Segundo Sardou, os primeiros nomes que compõem a equipe de transição são de políticos moderados. ;Por isso, não caberia esperar ações dramáticas. As mensagens de moderação foram claras desde 11 de agosto e se aprofundaram depois do triunfo nas urnas.; Ele advertiu que a frágil situação econômica representa um risco constante de desequilíbrio da transição. O especialista observou que, como Macri manteve a maioria na Câmara dos Deputados, Fernández terá de recorrer a um forte componente de negociação com outros setores políticos.
Pontos de vista
Por Enrique Peruzzotti
Populismo distante
;Não vejo condições para um cenário no qual a Argentina se transforme em uma espécie de Venezuela. Por um lado, a situação econômica é muito delicada e existe pouca margem para medidas populistas. Por outro, os resultados eleitorais estabelecem um cenário de relativa paridade política, com uma oposição que terá papel relevante. A democracia argentina se caracteriza pela maturidade. O país conseguiu superar crises dramáticas e uma situação econômica delicada, sem afetar o funcionamento de suas instituições. A atual eleição é expressão da maturidade alcançada e parece indicar a consolidação de um novo bipartidarismo, com dois eixos políticos renovados.;, Diretor do Departamento de Ciências Políticas e Estudos Internacionais da Universidad Torcuato di Tella (em Buenos Aires).

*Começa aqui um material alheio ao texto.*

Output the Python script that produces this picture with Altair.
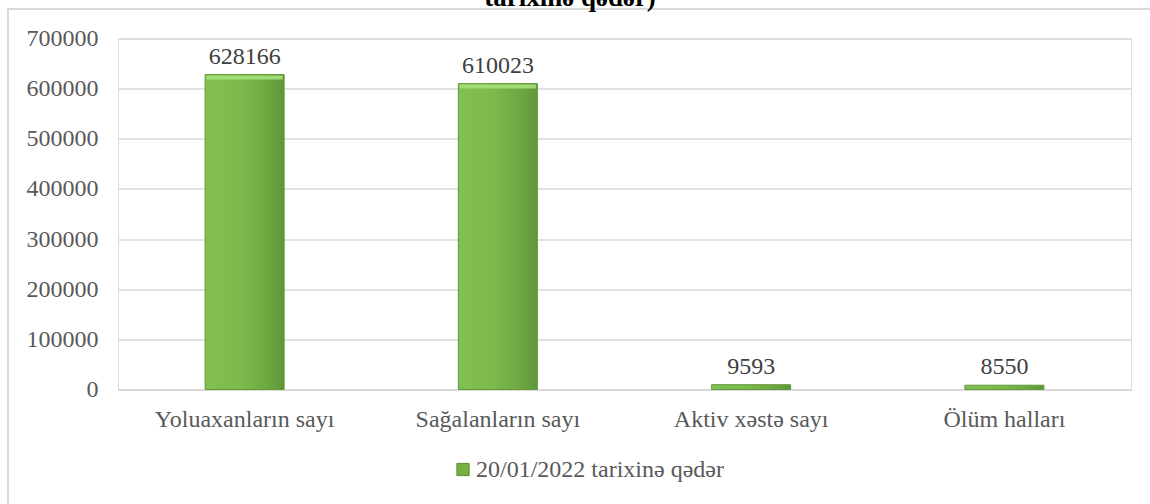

Por Fernando Domínguez Sardou
Peronismo triunfante
;Não podemos considerar o regresso do peronismo como uma falta de amadurecimento da política argentina. O peronismo é um dos atores centrais da política argentina, e, sempre que ele disputa unido, consegue eleições competitivas e, no geral, vence. Um triunfo do peronismo era previsível no atual cenário econômico e social. Dois elementos sugerem uma maior maturidade da política argentina: pela primeira vez em quase um século, um governo não peronista pode terminar seu mandato e entregar o poder a um governo peronista; surge uma aparente transição ordenada, e pela primeira vez nas mãos de um governo não peronista. A última transição ordenada foi em 1999.;, Cientista político da Pontificia Universidad Catolica Argentina (em Buenos Aires).